■ **AIM**: Go through the entries one line at a time, and gather every line that has the word "code".

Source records

(begin)

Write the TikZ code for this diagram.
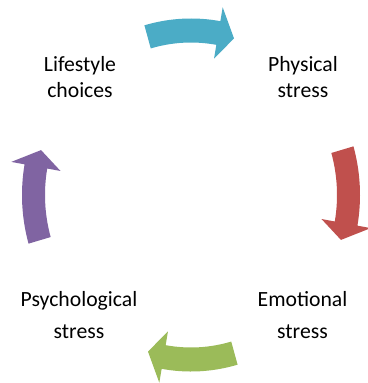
\documentclass[tikz,border=0pt]{standalone}
\usepackage{fontspec}
\newfontfamily\labelfont{Carlito}
\definecolor{cycblue}{HTML}{4BACC6}
\definecolor{cycred}{HTML}{C0504D}
\definecolor{cycgreen}{HTML}{9BBB59}
\definecolor{cycpurple}{HTML}{8064A2}
\setlength{\tabcolsep}{0pt}
% curved block arrow on the cycle; #1 = direction of its middle, #2 = colour
\newcommand{\cyclearrow}[2]{%
  \fill[#2] (#1-16:146) arc[start angle=#1-16, end angle=#1+10, radius=146]
    -- (#1+10:132.5) -- (#1+16:156) -- (#1+10:182.5) -- (#1+10:169)
    arc[start angle=#1+10, end angle=#1-16, radius=169] -- cycle;}
\begin{document}
\begin{tikzpicture}[x=1pt, y=-1pt,
  toplabel/.style={inner sep=0pt, anchor=base, text=black,
    font=\labelfont\fontsize{21.7}{26}\selectfont},
  bottomlabel/.style={inner sep=0pt, anchor=base, text=black,
    font=\labelfont\fontsize{21.7}{32.5}\selectfont}]
\useasboundingbox[fill=white] (0,0) rectangle (367,383);
% the four arrows, running clockwise round the centre
\begin{scope}[shift={(191,195)}, yscale=1.0444]
  \cyclearrow{-90}{cycblue}
  \cyclearrow{0}{cycred}
  \cyclearrow{90}{cycgreen}
  \cyclearrow{180}{cycpurple}
\end{scope}
% labels
\node[toplabel] (life) at (80,71) {\begin{tabular}[t]{c}Lifestyle\\choices\end{tabular}};
\node[toplabel] (phys) at (303,71) {\begin{tabular}[t]{c}Physical\\stress\end{tabular}};
\node[bottomlabel] (emot) at (302.5,306) {\begin{tabular}[t]{c}Emotional\\stress\end{tabular}};
\node[bottomlabel] (psych) at (79,306) {\begin{tabular}[t]{c}Psychological\\stress\end{tabular}};
\end{tikzpicture}
\end{document}
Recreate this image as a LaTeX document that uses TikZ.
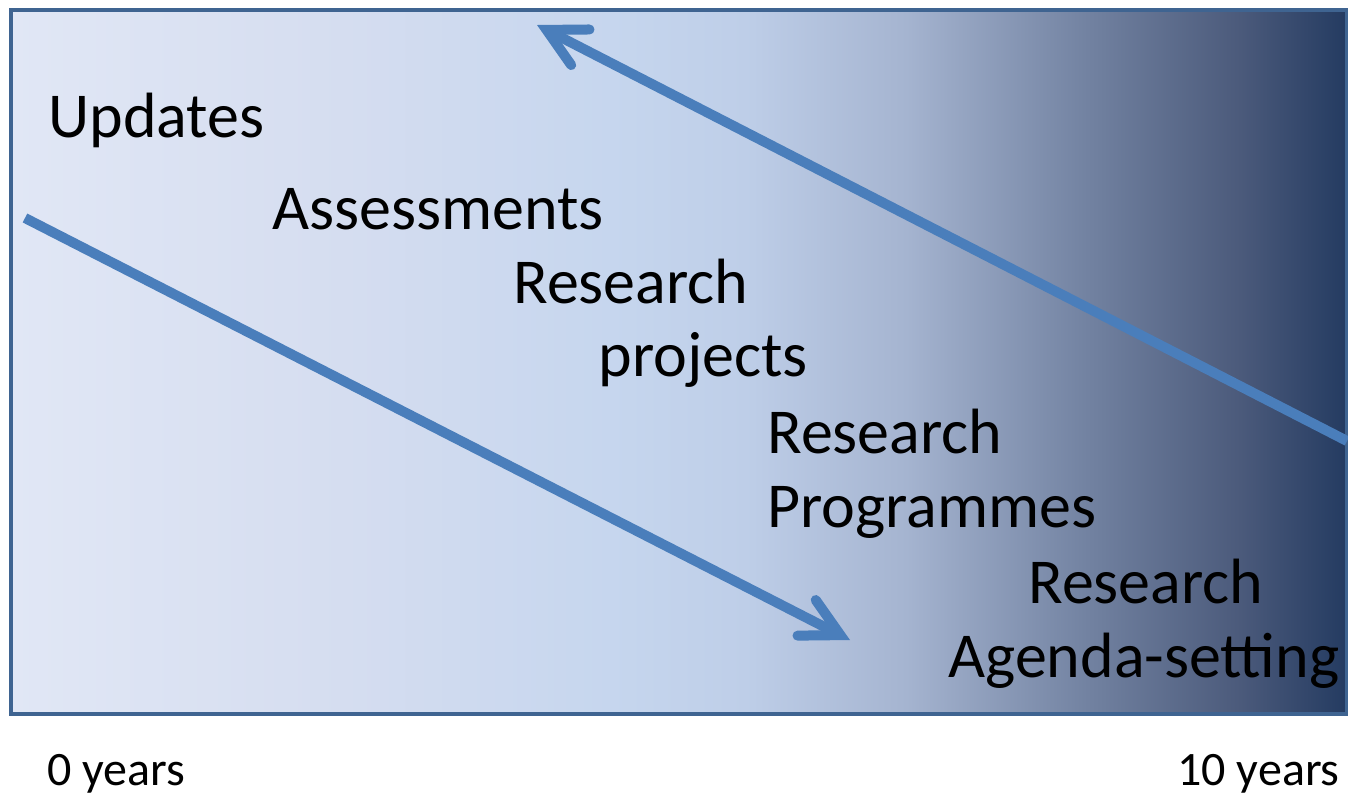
\documentclass[tikz,border=0pt]{standalone}
\usepackage{fontspec}
\setmainfont{Carlito}
\usetikzlibrary{arrows.meta}
\definecolor{framecol}{RGB}{63,100,145}
\definecolor{arrowcol}{RGB}{74,126,187}
% the path box is mapped to 25bp--75bp of the shading
\pgfdeclarehorizontalshading{timeshade}{100bp}{%
  rgb(0bp)=(0.882,0.906,0.961);
  rgb(25bp)=(0.882,0.906,0.961);
  rgb(37.5bp)=(0.835,0.867,0.941);
  rgb(47.5bp)=(0.776,0.839,0.933);
  rgb(52.5bp)=(0.745,0.808,0.910);
  rgb(58.5bp)=(0.647,0.706,0.816);
  rgb(65bp)=(0.455,0.518,0.639);
  rgb(71bp)=(0.294,0.353,0.482);
  rgb(75bp)=(0.141,0.231,0.380);
  rgb(100bp)=(0.141,0.231,0.380)}
\tikzset{
  label/.style={anchor=base west, inner sep=0pt, font=\fontsize{32}{38}\selectfont},
  axislabel/.style={anchor=base west, inner sep=0pt, font=\fontsize{24}{29}\selectfont},
  flow/.style={draw=arrowcol, line width=5pt,
    -{Straight Barb[length=19pt,width=20pt,line cap=round,line join=miter]}}
}
\begin{document}
\begin{tikzpicture}[x=0.5pt,y=-0.5pt]
		%%%%% START %%%%%
		\useasboundingbox (0, 0) rectangle (1348, 794);
		\draw[framecol, line width=2pt, shading=timeshade] (11, 10) rectangle (1347, 714);
		
		\node[label] (upd) at (48, 137) {Updates};
		\node[label] (ass) at (272, 229) {Assessments};
		\node[label] (rp1) at (513, 303) {Research};
		\node[label] (rp2) at (598, 376) {projects};
		\node[label] (pg1) at (767, 453) {Research};
		\node[label] (pg2) at (767, 527) {Programmes};
		\node[label] (ag1) at (1028, 603) {Research};
		\node[label] (ag2) at (948, 677) {Agenda-setting};
		
		\node[axislabel] (y0) at (47, 785) {0 years};
		\node[axislabel] (y10) at (1177, 785) {10 years};
		
		\coordinate (downstart) at (25, 218);
		\coordinate (downend) at (850, 640);
		\coordinate (upstart) at (1347, 441);
		\coordinate (upend) at (537, 25);
		\draw[flow] (downstart) -- (downend);
		\draw[flow] (upstart) -- (upend);
		%%%%% END %%%%%
\end{tikzpicture}
\end{document}
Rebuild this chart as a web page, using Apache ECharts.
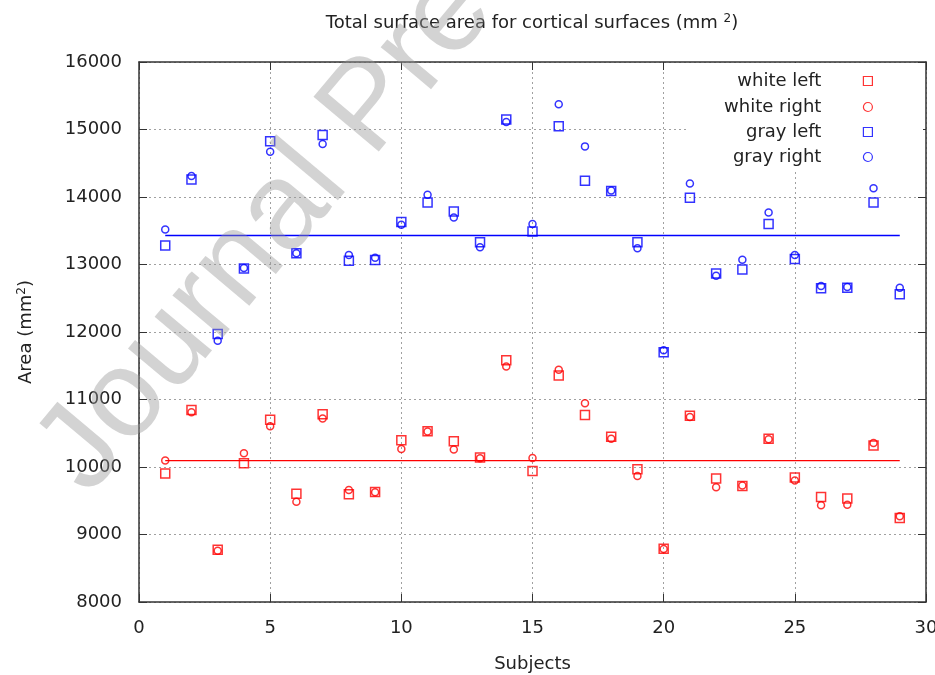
<!DOCTYPE html>
<html>
<head>
<meta charset="utf-8">
<title>Total surface area</title>
<script src="https://cdn.jsdelivr.net/npm/echarts@6/dist/echarts.min.js"></script>
<style>
    html, body { margin: 0; padding: 0; background: #fff; }
    #chart { width: 935px; height: 675px; }
</style>
</head>
<body>
<div id="chart"></div>
<script>
// 数据
var subjects = [1,2,3,4,5,6,7,8,9,10,11,12,13,14,15,16,17,18,19,20,21,22,23,24,25,26,27,28,29];
var whiteLeft = [9905,10845,8775,10055,10700,9605,10780,9595,9630,10395,10530,10380,10140,11580,9940,
    11355,10770,10450,9965,8790,10760,9830,9720,10420,9845,9555,9535,10320,9245];
var whiteRight = [10095,10810,8760,10205,10605,9485,10720,9660,9625,10265,10525,10260,10130,11490,10135,
    11440,10945,10420,9865,8785,10740,9700,9725,10410,9800,9435,9440,10355,9270];
var grayLeft = [13280,14260,11970,12940,14825,13165,14920,13055,13065,13630,13920,13785,13330,15150,13490,
    15050,14240,14090,13330,11700,13990,12865,12925,13600,13080,12650,12655,13920,12560];
var grayRight = [13520,14310,11870,12950,14670,13165,14785,13140,13100,13590,14035,13695,13255,15110,13600,
    15375,14750,14095,13240,11730,14200,12835,13070,13770,13140,12680,12665,14130,12655];
var meanWhite = 10095, meanGray = 13430;
var seriesNames = ['white left', 'white right', 'gray left', 'gray right'];

var FONT = 'DejaVu Sans';
var RED = '#ff0000', BLUE = '#0000ff';

var pairs = (vals) => subjects.map((s, i) => [s, vals[i]]);
var meanLine = (m) => [[subjects[0], m], [subjects[subjects.length - 1], m]];

var chart = echarts.init(document.getElementById('chart'), null, { renderer: 'canvas' });

function scatter(name, vals, shape, color) {
    return {
        name: name,
        type: 'scatter',
        data: pairs(vals),
        symbol: shape,
        symbolSize: shape == 'rect' ? 9 : 7,
        itemStyle: { color: 'rgba(255,255,255,0)', borderColor: color, borderWidth: 1.5 },
        z: 3
    };
}

function mean(m, color) {
    return {
        type: 'line',
        data: meanLine(m),
        showSymbol: false,
        symbol: 'none',
        lineStyle: { color: color, width: 1.3 },
        silent: true,
        z: 2
    };
}

// 图例：四个右对齐的小图例
var legendTops = [71, 97, 122, 147];
var legends = seriesNames.map((n, i) => ({
    data: [n],
    orient: 'vertical',
    right: 62,
    top: legendTops[i],
    align: 'right',
    padding: 0,
    itemWidth: 9,
    itemHeight: 9,
    selectedMode: false,
    itemStyle: { borderWidth: 1.2 },
    textStyle: { fontFamily: FONT, fontSize: 18, color: '#222', lineHeight: 20, padding: [0, 37, 0, 0] }
}));

var gridLine = { show: true, lineStyle: { color: '#a0a0a0', type: [2, 3], width: 1 } };
var axisLine = { show: true, onZero: false, lineStyle: { color: '#333', width: 1.5 } };
var tick = { show: true, inside: true, length: 8, lineStyle: { color: '#333', width: 1 } };
var supStyle = { fontFamily: FONT, fontSize: 12, color: '#222', verticalAlign: 'top', padding: [0, 0, 8, 0] };

var option = {
    animation: false,
    backgroundColor: '#fff',
    title: {
        text: 'Total surface area for cortical surfaces (mm {sup|2})',
        left: 532,
        top: 13,
        textAlign: 'center',
        padding: 0,
        textStyle: {
            fontFamily: FONT, fontSize: 18, fontWeight: 'normal', color: '#222',
            rich: { sup: supStyle }
        }
    },
    legend: legends,
    grid: { left: 139, right: 9, top: 62, bottom: 73, containLabel: false, outerBoundsMode: 'none' },
    xAxis: [{
        type: 'value', min: 0, max: 30, interval: 5,
        name: 'Subjects', nameLocation: 'middle', nameGap: 53,
        nameTextStyle: { fontFamily: FONT, fontSize: 18, color: '#222' },
        axisLine: axisLine, axisTick: tick, splitLine: gridLine,
        axisLabel: { fontFamily: FONT, fontSize: 18, color: '#222', margin: 17 }
    }, {
        type: 'value', min: 0, max: 30, interval: 5, position: 'top',
        axisLine: axisLine, axisTick: tick, splitLine: { show: false }, axisLabel: { show: false }
    }],
    yAxis: [{
        type: 'value', min: 8000, max: 16000, interval: 1000,
        name: 'Area (mm{sup|2})', nameLocation: 'middle', nameGap: 103,
        nameTextStyle: { fontFamily: FONT, fontSize: 18, color: '#222', rich: { sup: supStyle } },
        axisLine: axisLine, axisTick: tick, splitLine: gridLine,
        axisLabel: { fontFamily: FONT, fontSize: 18, color: '#222', margin: 17, formatter: (v) => String(v) }
    }, {
        type: 'value', min: 8000, max: 16000, interval: 1000, position: 'right',
        axisLine: axisLine, axisTick: tick, splitLine: { show: false }, axisLabel: { show: false }
    }],
    graphic: [
        // 图例的白底
        { type: 'rect', shape: { x: 687, y: 63, width: 236, height: 109 }, style: { fill: '#fff' }, z: 1, silent: true },
        // 水印
        {
            type: 'text', x: 110, y: 515, rotation: 50 * Math.PI / 180, z: 100, silent: true,
            style: { text: 'Journal Pre-proof', fontFamily: 'Liberation Sans', fontSize: 124,
                fill: 'rgba(150,150,150,0.42)', align: 'left', verticalAlign: 'bottom' }
        }
    ],
    series: [
        scatter(seriesNames[0], whiteLeft, 'rect', RED),
        scatter(seriesNames[1], whiteRight, 'circle', RED),
        scatter(seriesNames[2], grayLeft, 'rect', BLUE),
        scatter(seriesNames[3], grayRight, 'circle', BLUE),
        mean(meanWhite, RED),
        mean(meanGray, BLUE)
    ]
};
chart.setOption(option);
</script>
</body>
</html>
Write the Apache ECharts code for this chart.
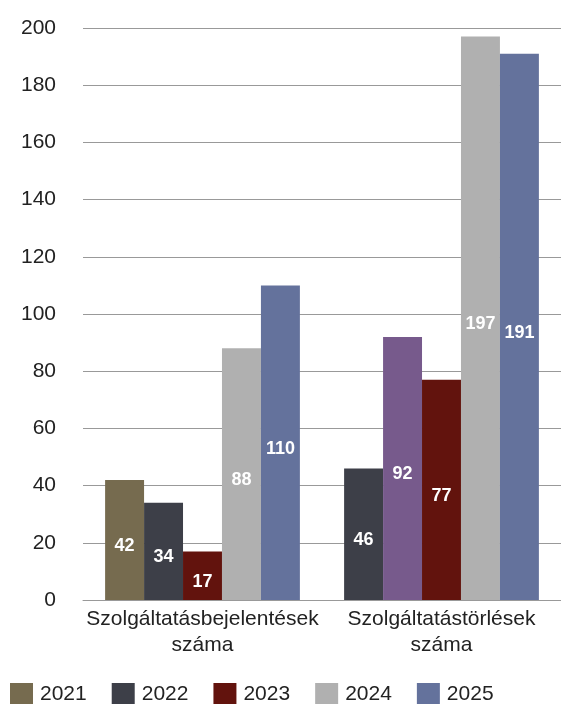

(end)

■ **EXERCISE RESULT**:
Write the TikZ code for this diagram.
Write the Apache ECharts code for this chart.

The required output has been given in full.